Amonite verließ das Hinterzimmer. Der Schankraum war wie leergefegt. Halb ausgetrunkene Gläser standen auf den Tischen wie die Überbleibsel einer Party. Sie ging hinaus auf die Straße. Der kühle Regen tat gut im Gesicht. Sie atmete tief ein und spürte den Rest ihres Zorns versickern. Sie schlug die Richtung zum Markt ein, auf dem es vor Kundschaft nur so wimmelte. Sie nahm sich einen leuchtend roten Apfel von einem der Stände. Der Verkäufer sah gerade in die andere Richtung, in die Unterhaltung mit einem Kunden vertieft. Während sie davonschlenderte, warf sie den Apfel in die Luft und fing ihn wieder auf.

Sie konnte Schnitzer nicht haben und Tony hatte einen Mordsmist gebaut. Leute mussten für ihre Fehler bezahlen. Wenn er das Geld morgen nicht hätte, würde sie auch ihn töten müssen. Das war nichts Persönliches. Geschäft war Geschäft.

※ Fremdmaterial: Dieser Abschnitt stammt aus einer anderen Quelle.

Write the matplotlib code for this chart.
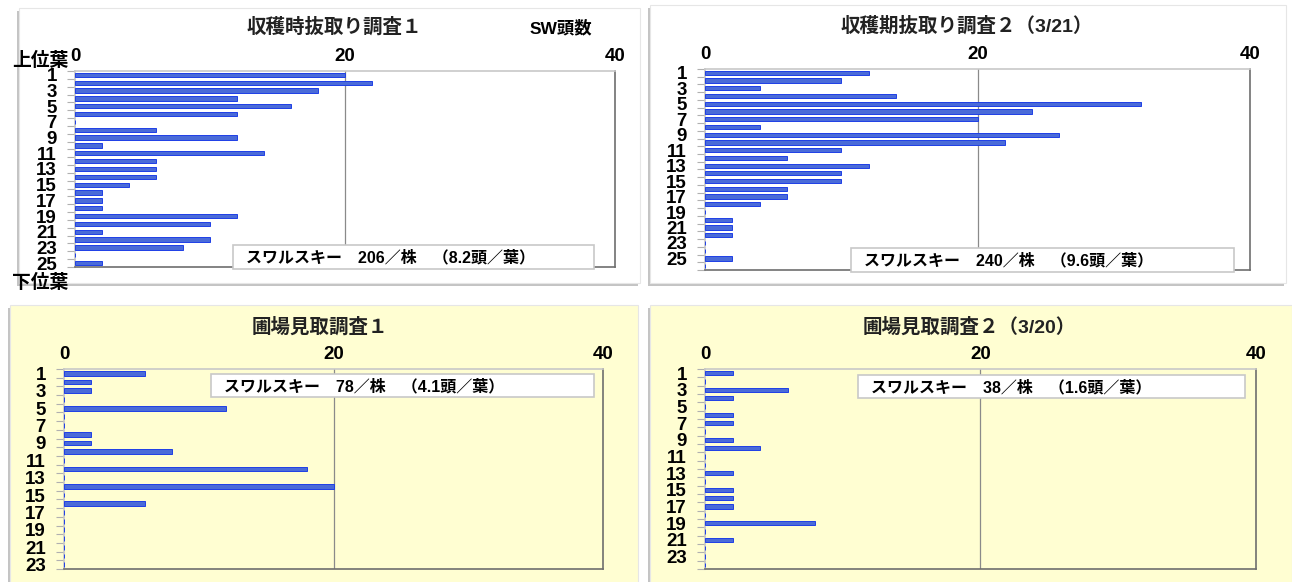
import numpy as np
import matplotlib.pyplot as plt
from matplotlib.patches import Rectangle

plt.rcParams['font.family'] = ['Noto Sans CJK JP', 'DejaVu Sans']

W, H = 1292, 582

# SW (スワルスキー) count per leaf position, top leaf first
sw_harvest1 = [20, 22, 18, 12, 16, 12, 0, 6, 12, 2, 14, 6, 6, 6, 4, 2, 2, 2, 12, 10, 2, 10, 8, 0, 2]
sw_harvest2 = [12, 10, 4, 14, 32, 24, 20, 4, 26, 22, 10, 6, 12, 10, 10, 6, 6, 4, 0, 2, 2, 2, 0, 0, 2, 0]
sw_field1 = [6, 2, 2, 0, 12, 0, 0, 2, 2, 8, 0, 18, 0, 20, 0, 6, 0, 0, 0, 0, 0, 0, 0]
sw_field2 = [2, 0, 6, 2, 0, 2, 2, 0, 2, 4, 0, 0, 2, 0, 2, 2, 2, 0, 8, 0, 2, 0, 0, 0]

titles = ['収穫時抜取り調査１', '収穫期抜取り調査２（3/21）', '圃場見取調査１', '圃場見取調査２（3/20）']
notes = ['スワルスキー　206／株　（8.2頭／葉）',
         'スワルスキー　240／株　（9.6頭／葉）',
         'スワルスキー　78／株　（4.1頭／葉）',
         'スワルスキー　38／株　（1.6頭／葉）']
x_ticks = [0, 20, 40]

YELLOW = '#FFFED2'
BAR = '#4A6BD8'
BAR_EDGE = '#1E3FE6'
NUM_FONT = ['Liberation Sans', 'DejaVu Sans']
MIX_FONT = ['Liberation Sans', 'Noto Sans CJK JP', 'DejaVu Sans']

fig = plt.figure(figsize=(W / 100, H / 100), dpi=100)

# background layer in pixel coords (cards + shadows)
bg = fig.add_axes([0, 0, 1, 1], zorder=-5)
bg.set_xlim(0, W)
bg.set_ylim(H, 0)
bg.axis('off')

# overlay layer for titles and note boxes
ov = fig.add_axes([0, 0, 1, 1], zorder=10)
ov.set_xlim(0, W)
ov.set_ylim(H, 0)
ov.axis('off')
ov.patch.set_alpha(0)

cards = [(19, 8, 640, 283, 'white'), (650, 5, 1286, 283, 'white'),
         (10, 305, 638, 590, YELLOW), (650, 305, 1292, 590, YELLOW)]
for l, t, r, b, c in cards:
    bg.add_patch(Rectangle((l - 2, t + 3), r - l, b - t, fc='#C4C4C4', ec='none'))
    bg.add_patch(Rectangle((l, t), r - l, b - t, fc=c, ec='#E6E6E6', lw=0.8))


def px_axes(l, t, r, b):
    return fig.add_axes([l / W, 1 - b / H, (r - l) / W, (b - t) / H])


boxes = [(75, 71, 615, 267), (705, 69, 1250, 270), (64, 369, 603, 569), (705, 369, 1256, 569)]
note_boxes = [(233, 245, 594, 269), (851, 248, 1234, 272), (211, 374, 594, 397), (858, 375, 1245, 398)]
title_pos = [(334, 27), (967, 26), (320, 327), (969, 327)]
series = [sw_harvest1, sw_harvest2, sw_field1, sw_field2]
faces = ['white', 'white', YELLOW, YELLOW]

for i, vals in enumerate(series):
    ax = px_axes(*boxes[i])
    ax.set_facecolor(faces[i])
    n = len(vals)
    leaves = np.arange(1, n + 1)
    ax.barh(leaves, vals, height=0.55, color=BAR, edgecolor=BAR_EDGE, linewidth=0.7, zorder=3)
    ax.set_xlim(0, 40)
    ax.set_ylim(n + 0.5, 0.5)
    ax.axvline(20, color='#8A8A8A', lw=0.9, zorder=1)

    ax.xaxis.tick_top()
    ax.set_xticks(x_ticks)
    ax.set_xticklabels([str(v) for v in x_ticks], family=NUM_FONT, fontweight='bold', fontsize=13.5)
    ax.tick_params(axis='x', length=0, pad=4)

    ax.set_yticks(np.arange(0.5, n + 1, 1))
    ax.set_yticklabels([])
    ax.set_yticks(leaves[::2], minor=True)
    ax.set_yticklabels([str(v) for v in leaves[::2]], minor=True,
                       family=NUM_FONT, fontweight='bold', fontsize=13.5)
    ax.tick_params(axis='y', which='major', length=6, color='#B0B0B0', width=0.8)
    ax.tick_params(axis='y', which='minor', length=0, pad=13)

    ax.spines['top'].set_color('#C8C8C8')
    ax.spines['left'].set_color('#C8C8C8')
    ax.spines['right'].set_color('#6E6E6E')
    ax.spines['bottom'].set_color('#6E6E6E')
    for s in ax.spines.values():
        s.set_linewidth(1.2)

    l, t, r, b = note_boxes[i]
    ov.add_patch(Rectangle((l, t), r - l, b - t, fc='white', ec='#C8C8C8', lw=1.2))
    ov.text(l + 13, (t + b) / 2 + 1, notes[i], family=MIX_FONT, fontsize=11.5,
            fontweight='bold', ha='left', va='center')

    tx, ty = title_pos[i]
    ov.text(tx, ty, titles[i], family=MIX_FONT, fontsize=14, fontweight='bold',
            ha='center', va='center', color='#222222')

ov.text(561, 28, 'SW頭数', family=MIX_FONT, fontsize=12.5, fontweight='bold', ha='center', va='center')
ov.text(40, 60, '上位葉', fontsize=13.5, fontweight='bold', ha='center', va='center')
ov.text(40, 283, '下位葉', fontsize=13.5, fontweight='bold', ha='center', va='center')

fig.savefig('out.png', dpi=100)
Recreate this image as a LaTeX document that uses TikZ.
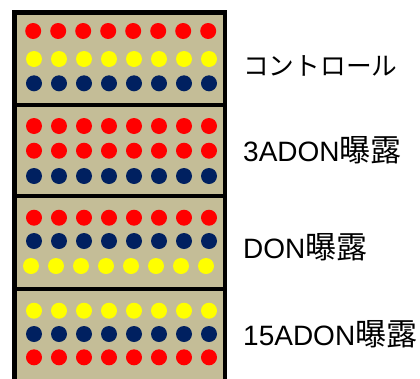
\documentclass[tikz,border=0pt]{standalone}
\usepackage{fontspec}
\setmainfont{Liberation Sans}
\newfontfamily\jp{Noto Sans CJK JP}
\definecolor{tanbg}{HTML}{C4BD97}
\definecolor{dotred}{HTML}{FF0000}
\definecolor{dotyel}{HTML}{FFFF00}
\definecolor{dotnavy}{HTML}{002060}
\newcommand{\kanji}[1]{{\jp\fontsize{31}{32}\selectfont #1}}
\newcommand{\kana}[1]{{\jp\fontsize{25.7}{30}\selectfont #1}}
\tikzset{
  dotc/.style={circle,inner sep=0pt,minimum size=16pt,draw=none},
  boxline/.style={line width=4.6pt,draw=black},
  lbl/.style={anchor=base west,inner sep=0pt,font=\fontsize{28}{30}\selectfont},
}
\newcommand{\dotrow}[4]{% name, y, color, x0
  \foreach \i in {0,...,7}{
    \node[dotc,fill=#3] (#1-\i) at ({#4+25*\i},#2) {};
  }
}
\begin{document}
\begin{tikzpicture}[x=1pt,y=-1pt]
\useasboundingbox (0,0) rectangle (420,378);
\begin{scope}
\clip (0,0) rectangle (420,378);
\fill[tanbg] (14.2,12.5) rectangle (224.8,390);
% dots
\dotrow{b1r1}{31}{dotred}{33.2}
\dotrow{b1r2}{59}{dotyel}{34}
\dotrow{b1r3}{83.3}{dotnavy}{34}
\dotrow{b2r1}{126}{dotred}{34}
\dotrow{b2r2}{150.7}{dotred}{34}
\dotrow{b2r3}{176}{dotnavy}{34}
\dotrow{b3r1}{217.7}{dotred}{34}
\dotrow{b3r2}{241}{dotnavy}{34}
\dotrow{b3r3}{266}{dotyel}{31}
\dotrow{b4r1}{310.7}{dotyel}{34}
\dotrow{b4r2}{334}{dotnavy}{34}
\dotrow{b4r3}{357.3}{dotred}{34}
% boxes
\draw[boxline] (14.2,390) -- (14.2,12.5) -- (224.8,12.5) -- (224.8,390);
\draw[boxline] (14.2,105) -- (224.8,105);
\draw[boxline] (14.2,196) -- (224.8,196);
\draw[boxline] (14.2,289) -- (224.8,289);
\end{scope}
% labels
\node[lbl] (l1) at (243,75) {\kana{コントロール}};
\node[lbl] (l2) at (243,161) {3ADON\kanji{曝露}};
\node[lbl] (l3) at (243,258.5) {DON\kanji{曝露}};
\node[lbl] (l4) at (243,345.5) {15ADON\kanji{曝露}};
\end{tikzpicture}
\end{document}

Sie biss in den Apfel. Er war knackig und saftig. Hinter ihr war eine Sirene zu hören. Es wurde geschrien. Offensichtlich hatte man die Leichen entdeckt. Es würde sich bald wie ein Virus bei den Gangs herumsprechen: Amonite Victor, die Totgeglaubte, war wieder da.